In Ann Arbor, only about 21 percent of voters in areas that house large numbers of students turned out for Tuesday’s election, according to the Daily article. In 2008, 55 percent of people under the age of 30 voted nationwide. Student-filled districts in Ann Arbor posted a slightly lower rate of 45 percent. The 2006 midterm election saw a 23-percent turnout among young people nationwide — three percent higher than national turnout this year.
Democracy only works when citizens voice their opinions and concerns by voting. Votes hold elected officials accountable for their actions: When they fail to accurately represent their constituents, voters can remove them from office. But if students choose not to cast a ballot, elected officials have no incentive to represent their interests. And if only 20 percent of young people vote in an election, government officials remain uninterested in pushing for causes like increased funding for higher education.

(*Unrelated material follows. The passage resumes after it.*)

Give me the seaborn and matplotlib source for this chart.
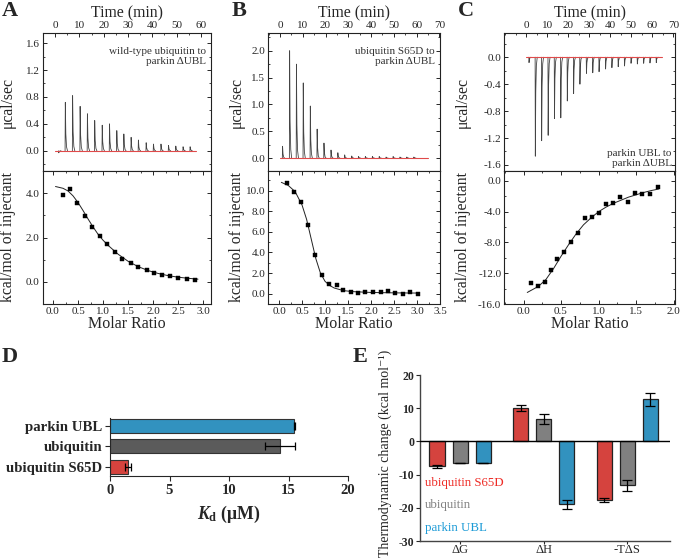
import matplotlib
matplotlib.use("Agg")
import matplotlib.pyplot as plt
from matplotlib.ticker import MultipleLocator, FormatStrFormatter
import seaborn as sns
import numpy as np
import pandas as pd

# ---- ITC data ----
# A: wild-type ubiquitin -> parkin dUBL
a_inj_t = [1.4, 4.1, 7.1, 10.2, 13.2, 16.2, 19.3, 22.3, 25.3, 28.2, 31.2,
           34.2, 37.4, 40.4, 43.5, 46.6, 49.6, 52.6, 55.5]
a_inj_h = [-0.03, 0.72, 0.82, 0.66, 0.55, 0.45, 0.38, 0.40, 0.30, 0.25, 0.20,
           0.16, 0.12, 0.10, 0.10, 0.08, 0.07, 0.06, 0.06]
a_ratio = [0.19, 0.33, 0.48, 0.63, 0.78, 0.93, 1.08, 1.23, 1.39, 1.55, 1.70,
           1.87, 2.02, 2.18, 2.34, 2.51, 2.68, 2.85]
a_heat = [3.90, 4.19, 3.55, 2.97, 2.47, 2.08, 1.72, 1.33, 1.05, 0.84, 0.67,
          0.54, 0.42, 0.33, 0.25, 0.18, 0.15, 0.09]
a_fit_x = [0.05, 0.2, 0.3, 0.4, 0.5, 0.6, 0.7, 0.8, 0.9, 1.0, 1.1, 1.3, 1.5,
           1.7, 1.9, 2.1, 2.3, 2.5, 2.7, 2.9]
a_fit_y = [4.30, 4.22, 4.10, 3.88, 3.58, 3.22, 2.84, 2.48, 2.15, 1.88, 1.65,
           1.25, 0.93, 0.69, 0.51, 0.38, 0.28, 0.21, 0.16, 0.12]

# B: ubiquitin S65D -> parkin dUBL
b_inj_t = [1.0, 4.1, 7.1, 10.1, 13.2, 16.2, 19.2, 22.3, 25.3, 28.3, 31.4,
           34.4, 37.4, 40.5, 43.5, 46.5, 49.6, 52.6, 55.6, 58.7]
b_inj_h = [0.22, 2.00, 1.75, 1.40, 0.97, 0.54, 0.28, 0.15, 0.10, 0.06, 0.04,
           0.03, 0.03, 0.03, 0.03, 0.02, 0.03, 0.02, 0.02, 0.02]
b_ratio = [0.17, 0.33, 0.47, 0.62, 0.78, 0.93, 1.09, 1.25, 1.40, 1.56, 1.72,
           1.88, 2.05, 2.21, 2.37, 2.53, 2.69, 2.85, 3.03]
b_heat = [10.7, 9.9, 8.85, 6.7, 3.8, 1.85, 0.95, 0.8, 0.4, 0.2, 0.1, 0.15,
          0.2, 0.2, 0.3, 0.05, 0.0, 0.15, -0.05]
b_fit_x = [0.05, 0.2, 0.35, 0.5, 0.6, 0.7, 0.8, 0.9, 1.0, 1.1, 1.2, 1.4, 1.6,
           2.0, 2.5, 3.05]
b_fit_y = [10.8, 10.5, 9.9, 8.6, 7.2, 5.3, 3.4, 2.0, 1.2, 0.8, 0.55, 0.3,
           0.2, 0.12, 0.08, 0.06]

# C: parkin UBL -> parkin dUBL
c_inj_t = [1.3, 4.3, 7.3, 10.4, 13.4, 16.4, 19.5, 22.5, 25.5, 28.6, 31.6,
           34.6, 37.7, 40.7, 43.7, 46.7, 49.8, 52.8, 55.8, 58.8, 61.8]
c_inj_h = [-0.08, -1.47, -1.24, -1.16, -0.91, -0.90, -0.65, -0.54, -0.40,
           -0.24, -0.23, -0.215, -0.175, -0.155, -0.14, -0.13, -0.09, -0.10,
           -0.09, -0.085, -0.08]
c_ratio = [0.10, 0.19, 0.28, 0.36, 0.45, 0.54, 0.63, 0.72, 0.82, 0.91, 1.00,
           1.10, 1.19, 1.29, 1.39, 1.48, 1.58, 1.68, 1.79]
c_heat = [-13.3, -13.6, -13.2, -11.6, -10.1, -9.3, -8.0, -6.8, -4.8, -4.7,
          -4.1, -3.0, -2.85, -2.1, -2.75, -1.5, -1.7, -1.65, -0.8]
c_fit_x = [0.05, 0.2, 0.3, 0.4, 0.5, 0.6, 0.7, 0.8, 0.9, 1.0, 1.1, 1.2, 1.3,
           1.4, 1.5, 1.6, 1.7, 1.8]
c_fit_y = [-14.5, -13.7, -12.8, -11.4, -9.8, -8.3, -6.9, -5.7, -4.8, -4.0,
           -3.4, -2.9, -2.5, -2.1, -1.8, -1.5, -1.25, -1.05]

# ---- D: Kd ----
kd_names = ["parkin UBL", "ubiquitin", "ubiquitin S65D"]
kd_vals = [15.5, 14.3, 1.5]
kd_err = [0.05, 1.25, 0.23]

# ---- E: thermodynamics ----
terms = ["ΔG", "ΔH", "-TΔS"]
ligands = ["ubiquitin S65D", "ubiquitin", "parkin UBL"]
thermo_vals = {
    "ubiquitin S65D": [-7.5, 10.1, -17.7],
    "ubiquitin": [-6.5, 6.7, -13.2],
    "parkin UBL": [-6.5, -19.0, 12.7],
}
thermo_err = {
    "ubiquitin S65D": [0.5, 1.0, 0.7],
    "ubiquitin": [0.1, 1.5, 1.6],
    "parkin UBL": [0.1, 1.5, 2.0],
}

col_red = "#ee2b25"
col_blue = "#1b9ad6"
col_gray_d = "#5b5b5b"
col_gray_e = "#808080"

sns.set_theme(style="ticks")
plt.rcParams["font.family"] = ["Liberation Serif", "DejaVu Serif"]
plt.rcParams["axes.unicode_minus"] = False
plt.rcParams["mathtext.fontset"] = "custom"
plt.rcParams["mathtext.rm"] = "Liberation Serif:bold"
plt.rcParams["mathtext.it"] = "Liberation Serif:italic:bold"
plt.rcParams["mathtext.bf"] = "Liberation Serif:bold"

fig = plt.figure(figsize=(6.83, 5.59), dpi=100)

# spike template for the raw thermograms
SPIKE_DT = [0, 0.1, 0.3, 0.6, 1.0]
SPIKE_FRAC = [0, 1, 0.35, 0.08, 0]


def spikes(times, heights):
    # one spike per injection, separated by NaN so the baseline stays red
    xs, ys = [], []
    for t, h in zip(times, heights):
        xs += [t + d for d in SPIKE_DT] + [np.nan]
        ys += [h * f for f in SPIKE_FRAC] + [np.nan]
    return xs, ys


panels = [
    dict(left=42.5, right=211, tlim=(-5.2, 64.2), tmax=60, rlim=(-0.21, 3.16),
         ulim=(-0.3, 1.75), umaj=0.4, umin=0.2, llim=(-1.0, 5.0), lmaj=2.0, lmin=1.0,
         inj_t=a_inj_t, inj_h=a_inj_h, t_end=58, ratio=a_ratio, heat=a_heat,
         fx=a_fit_x, fy=a_fit_y, note="wild-type ubiquitin to\nparkin ΔUBL",
         note_top=True, ylx=-0.16, letter="A", lx=2),
    dict(left=268, right=440, tlim=(-5.3, 70.3), tmax=70, rlim=(-0.24, 3.5),
         ulim=(-0.24, 2.33), umaj=0.5, umin=0.25, llim=(-1.0, 11.9), lmaj=2.0, lmin=1.0,
         inj_t=b_inj_t, inj_h=b_inj_h, t_end=65, ratio=b_ratio, heat=b_heat,
         fx=b_fit_x, fy=b_fit_y, note="ubiquitin S65D to\nparkin ΔUBL",
         note_top=True, ylx=-0.135, letter="B", lx=232),
    dict(left=504, right=675, tlim=(-10.5, 70.8), tmax=70, rlim=(-0.26, 2.02),
         ulim=(-1.69, 0.36), umaj=0.4, umin=0.2, llim=(-16.0, 1.3), lmaj=4.0, lmin=2.0,
         inj_t=c_inj_t, inj_h=c_inj_h, t_end=64.6, ratio=c_ratio, heat=c_heat,
         fx=c_fit_x, fy=c_fit_y, note="parkin UBL to\nparkin ΔUBL",
         note_top=False, ylx=-0.195, letter="C", lx=458),
]

W, H = 683.0, 559.0
for p in panels:
    l = p["left"] / W
    w = (p["right"] - p["left"]) / W
    ax_u = fig.add_axes([l, 1 - 171 / H, w, (171 - 33) / H])
    ax_l = fig.add_axes([l, 1 - 304 / H, w, (304 - 171) / H])

    # raw heat trace
    tx, ty = spikes(p["inj_t"], p["inj_h"])
    ax_u.plot(tx, ty, color="#444444", lw=0.6, zorder=2)
    ax_u.plot([0, p["t_end"]], [0, 0], color="#e04a4a", lw=0.8, zorder=3)
    ax_u.set_xlim(*p["tlim"])
    ax_u.set_ylim(*p["ulim"])
    ax_u.set_xticks(range(0, p["tmax"] + 1, 10))
    ax_u.xaxis.set_minor_locator(MultipleLocator(5))
    ax_u.yaxis.set_major_locator(MultipleLocator(p["umaj"]))
    ax_u.yaxis.set_minor_locator(MultipleLocator(p["umin"]))
    ax_u.yaxis.set_major_formatter(FormatStrFormatter("%.1f"))
    ax_u.tick_params(axis="both", which="both", direction="in", top=True,
                     bottom=False, left=True, right=True, labeltop=True,
                     labelbottom=False, labelsize=8, pad=2)
    ax_u.tick_params(which="major", length=3, width=0.7)
    ax_u.tick_params(which="minor", length=1.5, width=0.6)
    ax_u.xaxis.set_label_position("top")
    ax_u.set_xlabel("Time (min)", fontsize=11.3, labelpad=3)
    ax_u.set_ylabel("μcal/sec", fontsize=11.3)
    ax_u.yaxis.set_label_coords(p["ylx"], 0.5)
    if p["note_top"]:
        ax_u.text(0.97, 0.90, p["note"], transform=ax_u.transAxes, ha="right",
                  va="top", fontsize=8, color="#333333", linespacing=1.2)
    else:
        ax_u.text(0.98, 0.02, p["note"], transform=ax_u.transAxes, ha="right",
                  va="bottom", fontsize=8, color="#333333", linespacing=1.2)

    # integrated heats + fit
    sns.lineplot(x=p["fx"], y=p["fy"], ax=ax_l, color="#222222", lw=0.7,
                 sort=False, estimator=None)
    sns.scatterplot(x=p["ratio"], y=p["heat"], ax=ax_l, marker="s", s=11,
                    color="black", edgecolor="black", linewidth=0.3, zorder=3)
    ax_l.set_xlim(*p["rlim"])
    ax_l.set_ylim(*p["llim"])
    ax_l.xaxis.set_major_locator(MultipleLocator(0.5))
    ax_l.xaxis.set_minor_locator(MultipleLocator(0.25))
    ax_l.yaxis.set_major_locator(MultipleLocator(p["lmaj"]))
    ax_l.yaxis.set_minor_locator(MultipleLocator(p["lmin"]))
    ax_l.xaxis.set_major_formatter(FormatStrFormatter("%.1f"))
    ax_l.yaxis.set_major_formatter(FormatStrFormatter("%.1f"))
    ax_l.tick_params(axis="both", which="both", direction="in", top=True,
                     bottom=True, left=True, right=True, labelsize=8, pad=2)
    ax_l.tick_params(which="major", length=3, width=0.7)
    ax_l.tick_params(which="minor", length=1.5, width=0.6)
    ax_l.set_xlabel("Molar Ratio", fontsize=11.5, labelpad=0)
    ax_l.set_ylabel("kcal/mol of injectant", fontsize=11.3)
    ax_l.yaxis.set_label_coords(p["ylx"], 0.5)

    for a in (ax_u, ax_l):
        for s in a.spines.values():
            s.set_linewidth(0.8)
            s.set_color("#222222")

    fig.text(p["lx"] / W, 1 - 1 / H, p["letter"], fontsize=16,
             fontweight="bold", va="top", ha="left")

# ---- D ----
ax_d = fig.add_axes([110 / W, 1 - 476 / H, (348 - 110) / W, (476 - 418) / H])
df_kd = pd.DataFrame({"name": kd_names, "kd": kd_vals})
sns.barplot(data=df_kd, x="kd", y="name", order=kd_names, hue="name",
            palette=[col_blue, col_gray_d, col_red], orient="h", width=0.67,
            edgecolor="#333333", linewidth=0.8, errorbar=None, legend=False,
            ax=ax_d)
ax_d.errorbar(kd_vals, range(len(kd_names)), xerr=kd_err, fmt="none",
              ecolor="black", elinewidth=0.9, capsize=3, capthick=0.9)
ax_d.set_xlim(0, 20)
ax_d.set_ylim(2.45, -0.37)
ax_d.set_xticks([0, 5, 10, 15, 20])
ax_d.set_xlabel(r"$K_\mathrm{d}$ (μM)", fontsize=12.8, fontweight="bold",
                labelpad=5)
ax_d.set_ylabel("")
ax_d.tick_params(axis="y", labelsize=10.7, length=3.5, width=0.8, pad=2)
ax_d.tick_params(axis="x", labelsize=10.5, length=3.5, width=0.8, pad=2)
for lab in ax_d.get_xticklabels() + ax_d.get_yticklabels():
    lab.set_fontweight("bold")
sns.despine(ax=ax_d)
for s in ax_d.spines.values():
    s.set_linewidth(0.8)
fig.text(2 / W, 1 - 347 / H, "D", fontsize=16, fontweight="bold", va="top")

# ---- E ----
ax_e = fig.add_axes([420 / W, 1 - 541 / H, 250 / W, (541 - 375) / H])
df_e = pd.DataFrame([(t, lig, thermo_vals[lig][i])
                     for lig in ligands for i, t in enumerate(terms)],
                    columns=["term", "ligand", "value"])
sns.barplot(data=df_e, x="term", y="value", hue="ligand", order=terms,
            hue_order=ligands, palette=[col_red, col_gray_e, col_blue],
            width=0.83, gap=0.35, edgecolor="#222222", linewidth=0.9,
            errorbar=None, legend=False, ax=ax_e)
bars = ax_e.patches
k = 0
for lig in ligands:
    for i in range(len(terms)):
        b = bars[k]
        k += 1
        ax_e.errorbar(b.get_x() + b.get_width() / 2, thermo_vals[lig][i],
                      yerr=thermo_err[lig][i], fmt="none", ecolor="black",
                      elinewidth=0.9, capsize=3.5, capthick=0.9, zorder=4)
ax_e.axhline(0, color="black", lw=1.0, zorder=3)
ax_e.set_ylim(-30, 20)
ax_e.set_xlim(-0.48, 2.51)
ax_e.set_yticks([-30, -20, -10, 0, 10, 20])
ax_e.set_xlabel("")
ax_e.set_ylabel("Thermodynamic change (kcal mol⁻¹)", fontsize=10)
ax_e.yaxis.set_label_coords(-0.112, 0.53)
ax_e.tick_params(axis="y", labelsize=8.5, length=3, width=0.8, pad=1)
ax_e.tick_params(axis="x", labelsize=9, length=2, width=0.8, pad=0.5)
for lab in ax_e.get_yticklabels():
    lab.set_fontweight("bold")
sns.despine(ax=ax_e)
for s in ax_e.spines.values():
    s.set_linewidth(1.0)
    s.set_color("#444444")
for lig, c, yy in zip(ligands, [col_red, col_gray_e, col_blue],
                      [0.352, 0.216, 0.076]):
    ax_e.text(0.02, yy, lig, transform=ax_e.transAxes, color=c, fontsize=9.3,
              va="center", ha="left")
fig.text(353 / W, 1 - 347 / H, "E", fontsize=16, fontweight="bold", va="top")

fig.savefig("out.png", dpi=100)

This election in particular was a big opportunity for students to make their voices heard, even though it didn’t focus on an individual quite as charismatic as President Barack Obama. Michigan elected a new governor and Republicans took the U.S. House of Representatives and both houses of the Michigan legislature. The two incumbent University regents up for re-election — both of whom have done little in their terms to stop tuition increases — remain in office. Without student votes to hold these officials accountable for their decisions, they will continue to ignore what students need and want.
All elections are important. Issues addressed at all levels of government will always affect students’ lives. From the governor’s stance on the Michigan Promise Scholarship and to Ann Arbor Mayor John Hieftje’s plans for the proposed Fuller Road Transportation Center, students feel the impact of governmental decisions in their everyday lives. And the onus is on students to make sure their opinion is being heard.
There are a lot of excuses for why students don’t vote — they don’t know about the issues, don’t know where to vote or haven’t bothered to register, don’t have the time to vote between classes, etc. But students have to overcome apathy to affect change. Regardless of the hassle of going to the polls or sending in an absentee ballot, students need to take the time to educate themselves about candidates and issues and vote.
Voting isn’t just a right: it’s also a responsibility. And until students step up, their interests won’t be adequately represented.